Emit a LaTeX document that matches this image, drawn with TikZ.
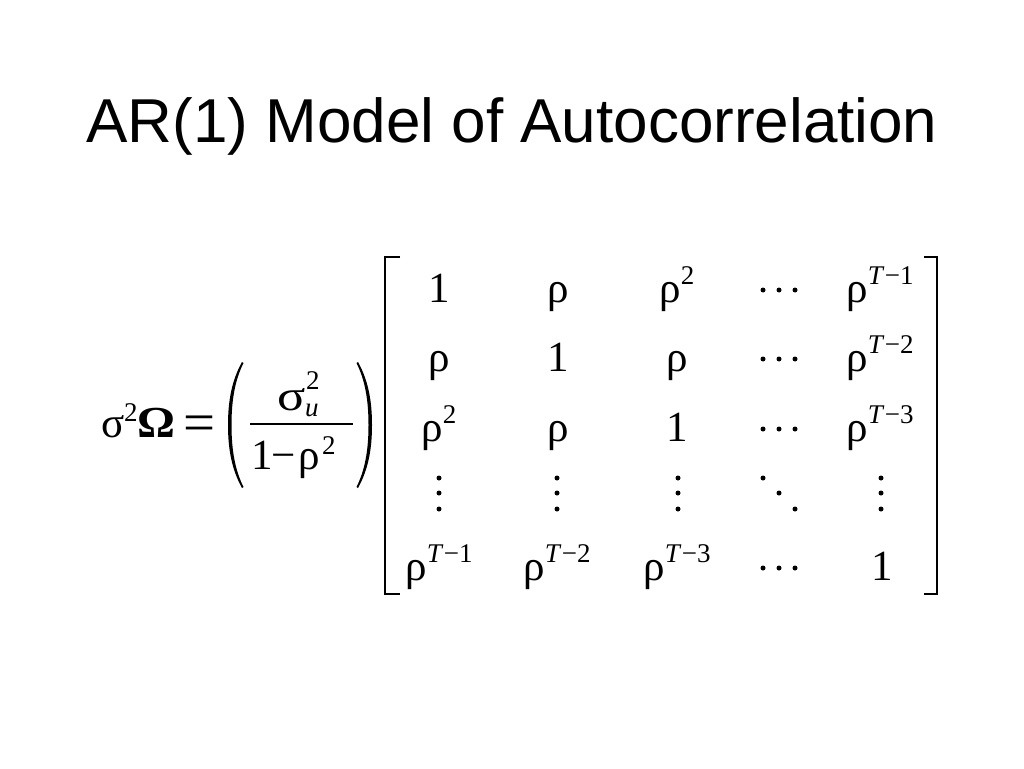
\documentclass[tikz,border=0pt]{standalone}
\usepackage{fontspec}
\setmainfont{Liberation Serif}
\newfontfamily\titlefont{Liberation Sans}
\newcommand\myrhosup[1]{ρ\raisebox{18pt}{\fontsize{27}{27}\selectfont #1}}
\newcommand\myT[1]{\textit{T}\kern0.5pt−#1}
\begin{document}
\begin{tikzpicture}[x=1pt,y=-1pt,
  txt/.style={anchor=base, inner sep=0pt, outer sep=0pt, font=\fontsize{43}{43}\selectfont},
  txtw/.style={txt, anchor=base west},
  smallw/.style={anchor=base west, inner sep=0pt, outer sep=0pt, font=\fontsize{27}{27}\selectfont},
  brk/.style={line width=2pt},
  dotr/.style={fill=black}]
\useasboundingbox[fill=white] (0,0) rectangle (1024,768);

% title
\node[anchor=base, inner sep=0pt, font=\titlefont\fontsize{62}{62}\selectfont] (title) at (512,142) {AR(1) Model of Autocorrelation};

% left side
\node[txtw] (sig) at (101,437) {σ};
\node[smallw] (sig2) at (124,421) {2};
\node[txtw] (omega) at (137,437) {\scalebox{1.1}[1.03]{\textbf{Ω}}};
\node[txt] (eq) at (200,441) {\scalebox{1.32}[1.3]{=}};

% parentheses
\fill (242,362) .. controls (232,380) and (228,400) .. (228,425)
  .. controls (228,450) and (232,470) .. (242,488)
  -- (243.5,487) .. controls (235,470) and (231.5,450) .. (231.5,425)
  .. controls (231.5,400) and (235,380) .. (243.5,363) -- cycle;
\fill (358,362) .. controls (368,380) and (372,400) .. (372,425)
  .. controls (372,450) and (368,470) .. (358,488)
  -- (356.5,487) .. controls (365,470) and (368.5,450) .. (368.5,425)
  .. controls (368.5,400) and (365,380) .. (356.5,363) -- cycle;

% fraction
\node[txtw] (num) at (277,410) {\scalebox{1.22}[1]{σ}};
\node[smallw] (numsup) at (306,389) {2};
\node[smallw] (numsub) at (305,416) {\textit{u}};
\draw[line width=1.8pt] (250,424) -- (353,424);
\node[txtw] (d1) at (251,469) {1};
\node[txtw] (dminus) at (271,469) {−};
\node[txtw] (drho) at (298,469) {ρ};
\node[smallw] (dsup) at (322,454) {2};

% brackets
\draw[brk] (400,257) -- (385,257) -- (385,594) -- (400,594);
\draw[brk] (924,257) -- (937,257) -- (937,594) -- (924,594);

% row 1
\node[txt] (a11) at (439,302) {1};
\node[txt] (a12) at (558,302) {ρ};
\node[txt] (a13) at (677,302) {\myrhosup{2}};
\node[txt] (a15) at (880,302) {\myrhosup{\myT{1}}};
% row 2
\node[txt] (a21) at (439,371) {ρ};
\node[txt] (a22) at (558,371) {1};
\node[txt] (a23) at (677,371) {ρ};
\node[txt] (a25) at (880,371) {\myrhosup{\myT{2}}};
% row 3
\node[txt] (a31) at (439,441) {\myrhosup{2}};
\node[txt] (a32) at (558,441) {ρ};
\node[txt] (a33) at (677,441) {1};
\node[txt] (a35) at (880,441) {\myrhosup{\myT{3}}};
% row 5
\node[txt] (a51) at (439,580) {\myrhosup{\myT{1}}};
\node[txt] (a52) at (557,580) {\myrhosup{\myT{2}}};
\node[txt] (a53) at (677,580) {\myrhosup{\myT{3}}};
\node[txt] (a55) at (882,580) {1};

% cdots
\foreach \y in {290,359,429,568}
  \foreach \x in {763,779,795}
    \fill[dotr] (\x,\y) circle[radius=2.5pt];
% vdots
\foreach \x in {439,557,678,881}
  \foreach \y in {478,493,509}
    \fill[dotr] (\x,\y) circle[radius=2.5pt];
% ddots
\fill[dotr] (763,478) circle[radius=2.5pt];
\fill[dotr] (779,493) circle[radius=2.5pt];
\fill[dotr] (795,509) circle[radius=2.5pt];
\end{tikzpicture}
\end{document}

=======

- OBJECTIVE
Please quote the lines of the material, beginning with the first and ending with the one that contains "(eq) at (200,441)", exactly as written and without any pictures.

- EXPECTED ANSWER
Emit a LaTeX document that matches this image, drawn with TikZ.
\documentclass[tikz,border=0pt]{standalone}
\usepackage{fontspec}
\setmainfont{Liberation Serif}
\newfontfamily\titlefont{Liberation Sans}
\newcommand\myrhosup[1]{ρ\raisebox{18pt}{\fontsize{27}{27}\selectfont #1}}
\newcommand\myT[1]{\textit{T}\kern0.5pt−#1}
\begin{document}
\begin{tikzpicture}[x=1pt,y=-1pt,
  txt/.style={anchor=base, inner sep=0pt, outer sep=0pt, font=\fontsize{43}{43}\selectfont},
  txtw/.style={txt, anchor=base west},
  smallw/.style={anchor=base west, inner sep=0pt, outer sep=0pt, font=\fontsize{27}{27}\selectfont},
  brk/.style={line width=2pt},
  dotr/.style={fill=black}]
\useasboundingbox[fill=white] (0,0) rectangle (1024,768);

% title
\node[anchor=base, inner sep=0pt, font=\titlefont\fontsize{62}{62}\selectfont] (title) at (512,142) {AR(1) Model of Autocorrelation};

% left side
\node[txtw] (sig) at (101,437) {σ};
\node[smallw] (sig2) at (124,421) {2};
\node[txtw] (omega) at (137,437) {\scalebox{1.1}[1.03]{\textbf{Ω}}};
\node[txt] (eq) at (200,441) {\scalebox{1.32}[1.3]{=}};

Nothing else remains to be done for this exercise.